What was invalidated:

  • Idle inventory wasn’t as frequent a problem as imagined.
  • Collective buying didn’t fit well with the buyers’ behavior, which is highly immediate.

What was validated:

  • Suppliers really want to diversify channels and reduce their dependence on representatives.
  • Interest in discounts is real — even a 5% discount is considered advantageous, as long as the material is good and the delivery time short.
  • There is a willingness to try new models, as long as they don’t increase bureaucracy.

What remained open:

  • The monetization model still needed to be tested.
  • The role of the sales representative within the platform was uncertain — he could be an ally or a barrier.
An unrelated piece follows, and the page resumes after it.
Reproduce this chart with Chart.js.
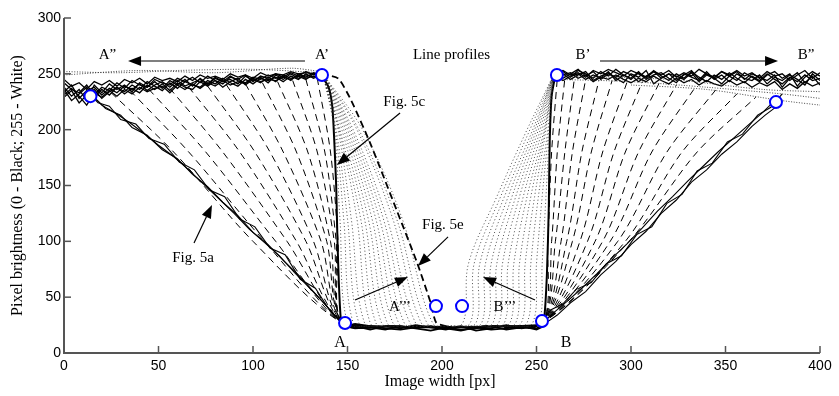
<!DOCTYPE html>
<html lang="en">
<head>
<meta charset="UTF-8">
<title>Line profiles</title>
<script src="https://cdn.jsdelivr.net/npm/chart.js"></script>
<style>body{margin:0;background:#fff}</style>
</head>
<body>
<canvas id="profileChart" width="839" height="396"></canvas>
<script>
// axis ticks
const xTicks = [0, 50, 100, 150, 200, 250, 300, 350, 400];
const yTicks = [0, 50, 100, 150, 200, 250, 300];

// noisy top plateau, left side
const leftBandX = [0,4,8,12,16,20,24,28,32,36,40,44,48,52,56,60,64,68,72,76,80,84,88,92,96,100,104,108,112,116,120,124,128,132,136];
const leftBand1 = [238,230,236,226,240,233,241,236,240,234,242,238,243,237,244,240,245,239,246,241,247,243,245,241,248,244,247,242,249,245,250,246,249,247,250];
const leftBand2 = [242,236,233,240,231,238,235,242,237,244,240,238,245,242,240,246,243,247,242,248,244,241,247,245,249,243,248,246,250,247,251,248,252,249,250];
const leftBand3 = [234,240,228,235,238,231,237,233,239,236,241,235,240,243,238,244,239,242,245,240,246,243,248,244,242,247,245,249,246,248,244,250,247,251,249];
const leftBand4 = [229,235,224,231,236,228,234,238,232,237,233,240,236,241,235,242,238,236,243,239,244,238,243,246,240,245,242,247,243,249,246,248,245,250,248];
const leftBand5 = [245,239,242,236,243,240,244,239,245,242,246,241,247,244,246,243,248,244,249,246,248,245,250,247,249,246,251,248,250,249,252,250,251,250,251];
const leftBand6 = [236,226,232,238,229,236,231,238,234,240,236,243,239,235,242,237,243,240,238,244,241,246,242,239,245,241,246,244,247,243,248,245,250,246,249];
const leftBand7 = [231,237,230,222,233,229,235,230,236,232,238,234,237,239,233,240,236,241,237,242,239,244,240,243,241,246,243,245,244,247,245,249,246,248,247];

// noisy top plateau, right side
const rightBandX = [260,264,268,272,276,280,284,288,292,296,300,304,308,312,316,320,324,328,332,336,340,344,348,352,356,360,364,368,372,376,380,384,388,392,396,400];
const rightBand1 = [249,252,247,253,250,246,252,248,254,249,245,251,247,253,248,244,250,246,252,247,243,249,245,251,246,242,248,244,250,245,241,247,243,249,244,246];
const rightBand2 = [251,246,250,254,248,252,245,250,247,252,249,243,248,252,246,250,244,249,253,245,250,246,252,248,244,251,247,243,249,252,246,250,239,247,252,248];
const rightBand3 = [247,250,245,249,252,244,248,251,246,242,250,247,253,241,246,250,248,245,251,243,249,246,241,248,252,245,250,247,244,249,238,246,251,242,248,240];
const rightBand4 = [250,253,249,251,247,253,250,254,251,248,253,250,246,252,249,253,247,251,248,254,250,247,252,249,253,248,251,246,252,248,250,244,249,253,246,251];
const rightBand5 = [246,249,251,246,249,243,247,245,249,245,242,246,243,248,244,241,246,242,245,240,244,241,239,244,240,243,238,242,239,243,236,241,237,243,239,242];
const rightBand6 = [248,244,248,250,245,249,246,252,244,249,246,252,245,249,251,246,242,250,247,244,252,245,249,243,250,246,244,249,241,247,244,249,245,240,250,244];

// bottom of the groove
const bottomX = [146,154,162,170,178,186,194,202,210,218,226,234,242,250,255];
const bottom1 = [25,22,23,21,24,22,20,23,21,22,24,21,23,22,26];
const bottom2 = [27,24,21,24,22,25,23,21,24,20,22,25,22,24,28];
const bottom3 = [23,26,24,22,21,23,24,22,20,23,21,22,24,21,25];

// Fig. 5a envelopes (widest profiles)
const leftEdge1 = [[14,232],[20,222],[28,214],[35,206],[42,197],[50,186],[58,176],[66,164],[74,151],[82,138],[90,125],[98,111],[106,99],[114,87],[122,72],[130,58],[138,44],[144,32],[148,25]];
const leftEdge2 = [[16,229],[22,219],[30,213],[36,202],[44,195],[52,182],[60,174],[68,160],[76,149],[84,135],[92,123],[100,108],[108,97],[116,83],[124,70],[132,55],[140,40],[146,29]];
const leftEdge3 = [[12,235],[18,224],[24,221],[30,209],[38,205],[45,192],[53,187],[61,171],[69,164],[77,146],[85,140],[93,120],[101,113],[109,94],[117,88],[125,66],[133,58],[141,37],[147,27]];
const rightEdge1 = [[254,28],[259,36],[266,46],[274,58],[282,71],[290,85],[298,98],[306,112],[314,127],[322,140],[330,154],[338,167],[346,180],[354,192],[362,204],[370,216],[376,226]];
const rightEdge2 = [[255,27],[261,34],[268,45],[276,55],[284,70],[292,82],[300,97],[308,109],[316,125],[324,137],[332,153],[340,164],[348,178],[356,189],[364,203],[371,213],[378,222]];
const rightEdge3 = [[253,29],[258,39],[264,44],[271,57],[279,63],[287,80],[295,87],[303,106],[311,113],[319,134],[327,142],[335,163],[343,170],[351,189],[359,196],[367,213],[374,220],[380,232]];

// dashed profiles, left side: top point and x at y=180 / y=100
const leftDashTop = [25,35,45,56,66,76,86,96,105,113,121,128,134];
const leftDashTopY = [233,235,236,237,238,239,240,241,242,243,244,245,246];
const leftDashAt180 = [58,66,75,84,93,101,109,116,123,129,134,138,141];
const leftDashAt100 = [100,106,112,118,123,128,132,136,139,141,143,144,145];

// dashed profiles, right side
const rightDashTop = [261,265,270,276,283,290,298,306,315,324,334,345,356,366];
const rightDashTopY = [246,246,245,245,244,244,243,243,242,240,238,236,232,229];
const rightDashAt180 = [258,261,265,269,274,279,285,291,297,304,311,319,327,335];
const rightDashAt100 = [256,258,260,263,266,269,273,277,281,285,289,293,297,299];

// Fig. 5c (solid) and Fig. 5e (thick dashed)
const solidProfile = [[136,249],[140,238],[142,220],[143,190],[144,150],[144.7,100],[145.5,60],[146.5,30],[148,25],[200,23],[252,25],[254,30],[255.5,70],[256.5,130],[257,190],[258,230],[260,249]];
const fig5eProfile = [[136,250],[145,246],[152,226],[162,188],[176,128],[187,80],[194,45],[197,27],[205,23]];

// dotted profiles, left: bottom x and x at y=200 / y=120
const leftDotBottom = [150,153,156,159,162,165,168,171,174,177,180,183,186,189,192,195];
const leftDotAt200 = [143,143.5,144,145,145.5,146,147,148,149,150,151,152,153,155,156,158];
const leftDotAt120 = [146,148,150,152,155,157,159,161,163,165,167,169,171,174,176,179];

// dotted profiles, right: bottom x and x at y=80 / 140 / 200
const rightDotBottom = [251,248,245,242,239,236,233,230,227,224,221,218,215,211];
const rightDotAt80 = [253,250,247,244,241,238,235,232,229,226,223,220,217,214];
const rightDotAt140 = [255,253,251,249,247,245,243,241,239,237,235,233,231,229];
const rightDotAt200 = [257,256.5,256,255,254.5,254,253,252,251,250,249,248,246.5,245];

// dotted plateau speckle
const leftDotPlateau1 = [[0,252],[30,251],[60,253],[100,254],[136,251]];
const leftDotPlateau2 = [[0,249],[40,253],[80,251],[120,255],[136,252]];
const rightDotPlateau1 = [[262,245],[300,243],[340,238],[380,232],[400,228]];
const rightDotPlateau2 = [[262,248],[320,245],[370,236],[400,234]];
const rightDotPlateau3 = [[300,240],[340,236],[380,226],[400,222]];

// marked points (blue circles)
const markX = [14, 136.5, 260.8, 376.7, 148.7, 252.9, 196.8, 210.6];
const markY = [230, 249, 249, 224.7, 26.9, 28.6, 42, 42];

const pts = arr => arr.map(p => ({x: p[0], y: p[1]}));
const zip = (xs, ys) => xs.map((x, i) => ({x: x, y: ys[i]}));

function lineSet(data, width, dash, color, tension) {
    return {
        data: data, showLine: true, pointRadius: 0, fill: false,
        borderColor: color || '#000', borderWidth: width, borderDash: dash || [],
        tension: tension || 0, order: 1
    };
}

const datasets = [];
datasets.push({
    data: zip(markX, markY), showLine: false, pointRadius: 6, pointStyle: 'circle',
    pointBackgroundColor: '#fff', pointBorderColor: '#0000ff', pointBorderWidth: 2, order: -1
});

// dotted (under)
leftDotBottom.forEach((xb, i) => {
    datasets.push(lineSet(pts([[137,250],[leftDotAt200[i],200],[leftDotAt120[i],120],[xb,27],[xb+12,24]]), 0.8, [1,2.5], '#222', 0.35));
});
rightDotBottom.forEach((xb, i) => {
    datasets.push(lineSet(pts([[xb-12,24],[xb,27],[rightDotAt80[i],80],[rightDotAt140[i],140],[rightDotAt200[i],200],[259,249]]), 0.8, [1,2.5], '#222', 0.35));
});
[leftDotPlateau1, leftDotPlateau2, rightDotPlateau1, rightDotPlateau2, rightDotPlateau3].forEach(p => datasets.push(lineSet(pts(p), 0.9, [1,1.6], '#333', 0.3)));

// dashed fan
leftDashTop.forEach((xt, i) => {
    datasets.push(lineSet(pts([[xt,leftDashTopY[i]],[leftDashAt180[i],180],[leftDashAt100[i],100],[147,27],[175,24],[205,23]]), 1, [7,5], '#000', 0.3));
});
rightDashTop.forEach((xt, i) => {
    datasets.push(lineSet(pts([[195,23],[225,24],[253,27],[rightDashAt100[i],100],[rightDashAt180[i],180],[xt,rightDashTopY[i]]]), 1, [7,5], '#000', 0.3));
});

// envelopes, bands
[leftEdge1, leftEdge2, leftEdge3, rightEdge1, rightEdge2, rightEdge3].forEach(e => datasets.push(lineSet(pts(e), 1.1, [])));
[leftBand1, leftBand2, leftBand3, leftBand4, leftBand5, leftBand6, leftBand7].forEach(b => datasets.push(lineSet(zip(leftBandX, b), 1.3, [])));
[rightBand1, rightBand2, rightBand3, rightBand4, rightBand5, rightBand6].forEach(b => datasets.push(lineSet(zip(rightBandX, b), 1.3, [])));
[bottom1, bottom2, bottom3].forEach(b => datasets.push(lineSet(zip(bottomX, b), 1.8, [])));

datasets.push(lineSet(pts(solidProfile), 2, [], '#000', 0.2));
datasets.push(lineSet(pts(fig5eProfile), 1.8, [7,4], '#000', 0.2));

// labels and arrows, positioned in data units
const labels = [
    {t: 'Line profiles', x: 205, y: 267, size: 15},
    {t: 'A\u201D', x: 23, y: 267, size: 15},
    {t: 'A\u2019', x: 136.5, y: 267, size: 15},
    {t: 'B\u2019', x: 274.6, y: 267, size: 15},
    {t: 'B\u201D', x: 392.6, y: 267, size: 15},
    {t: 'Fig. 5c', x: 180, y: 225, size: 15},
    {t: 'Fig. 5e', x: 200.5, y: 114.6, size: 15},
    {t: 'Fig. 5a', x: 68.3, y: 85, size: 15},
    {t: 'A\u2019\u2019\u2019', x: 177.8, y: 41, size: 15},
    {t: 'B\u2019\u2019\u2019', x: 233.3, y: 41, size: 15},
    {t: 'A', x: 146, y: 9, size: 16},
    {t: 'B', x: 265.6, y: 9, size: 16}
];
const arrows = [
    [127.5, 261.5, 33.9, 261.5],
    [283.6, 261.5, 377.8, 261.5],
    [177.8, 215, 144.4, 168.4],
    [203.2, 104, 187.3, 78],
    [68.8, 98.5, 78.3, 132.5],
    [154, 47.5, 182, 68],
    [249.2, 47.5, 221.7, 68]
];

const decor = {
    id: 'decor',
    afterDraw(chart) {
        const c = chart.ctx, xs = chart.scales.x, ys = chart.scales.y, a = chart.chartArea;
        c.save();
        // axes with inward ticks
        c.strokeStyle = '#555';
        c.lineWidth = 2;
        c.beginPath();
        c.moveTo(a.left, a.top); c.lineTo(a.left, a.bottom); c.lineTo(a.right, a.bottom);
        c.stroke();
        c.lineWidth = 1.5;
        xTicks.forEach(v => { const px = xs.getPixelForValue(v); c.beginPath(); c.moveTo(px, a.bottom); c.lineTo(px, a.bottom - 7); c.stroke(); });
        yTicks.forEach(v => { const py = ys.getPixelForValue(v); c.beginPath(); c.moveTo(a.left, py); c.lineTo(a.left + 7, py); c.stroke(); });
        // axis titles
        c.fillStyle = '#000';
        c.font = "16px 'Liberation Serif'";
        c.textAlign = 'center'; c.textBaseline = 'middle';
        c.fillText('Image width [px]', (a.left + a.right) / 2 - 2, 382);
        c.save();
        c.translate(18, (a.top + a.bottom) / 2);
        c.rotate(-Math.PI / 2);
        c.fillText('Pixel brightness (0 - Black; 255 - White)', 0, 0);
        c.restore();
        // annotations
        labels.forEach(l => {
            c.font = l.size + "px 'Liberation Serif'";
            c.fillText(l.t, xs.getPixelForValue(l.x), ys.getPixelForValue(l.y));
        });
        c.strokeStyle = '#000'; c.fillStyle = '#000'; c.lineWidth = 1.2;
        arrows.forEach(r => {
            const x1 = xs.getPixelForValue(r[0]), y1 = ys.getPixelForValue(r[1]);
            const x2 = xs.getPixelForValue(r[2]), y2 = ys.getPixelForValue(r[3]);
            const ang = Math.atan2(y2 - y1, x2 - x1), hl = 13, hw = 5;
            const bx = x2 - hl * Math.cos(ang), by = y2 - hl * Math.sin(ang);
            c.beginPath(); c.moveTo(x1, y1); c.lineTo(bx, by); c.stroke();
            c.beginPath();
            c.moveTo(x2, y2);
            c.lineTo(bx + hw * Math.sin(ang), by - hw * Math.cos(ang));
            c.lineTo(bx - hw * Math.sin(ang), by + hw * Math.cos(ang));
            c.closePath(); c.fill();
        });
        c.restore();
    }
};

new Chart(document.getElementById('profileChart'), {
    type: 'scatter',
    data: { datasets: datasets },
    options: {
        responsive: false,
        animation: false,
        devicePixelRatio: 1,
        layout: { padding: { left: 0, right: 19, top: 18, bottom: 0 } },
        plugins: { legend: { display: false }, tooltip: { enabled: false } },
        scales: {
            x: {
                min: 0, max: 400,
                afterFit: s => { s.height = 43; },
                afterBuildTicks: s => { s.ticks = xTicks.map(v => ({value: v})); },
                grid: { display: false, tickLength: 0 },
                border: { display: false },
                ticks: { padding: 5, color: '#000', font: { family: 'Liberation Sans', size: 14 }, maxRotation: 0 }
            },
            y: {
                min: 0, max: 300,
                afterFit: s => { s.width = 64; },
                afterBuildTicks: s => { s.ticks = yTicks.map(v => ({value: v})); },
                grid: { display: false, tickLength: 0 },
                border: { display: false },
                ticks: { padding: 3, color: '#000', font: { family: 'Liberation Sans', size: 14 } }
            }
        }
    },
    plugins: [decor]
});
</script>
</body>
</html>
These discoveries showed that the pain existed, but the solution built wasn’t the right answer.

10. Reframing the product

The goal wasn’t to prove that the product was wrong, but to understand what it could become based on reality.
Based on the evidence, the team realized that the real value was in creating a digital channel to connect buyers and suppliers, not necessarily in forcing a group dynamic.
The focus shifted to:

  • Reducing dependence on sales representatives.
  • Making purchasing more accessible and transparent.
  • And building, in the future, a B2B marketplace model based on trust and recurrence.

11. The final lesson

This case summarizes a very common mistake: the rush to innovate makes many companies skip validation stages.
But it also shows something valuable: even when the product is ready, it’s still possible to go back and learn what really matters.
By reconstructing the reasoning behind the product — understanding what success is, what failure is and which assumptions need to be true — the team was able to reconnect strategy to market reality.
In the end, the group purchasing system wasn’t a failure. It was an experiment that paved the way for a more mature solution, more aligned with real pains and more sustainable for the business.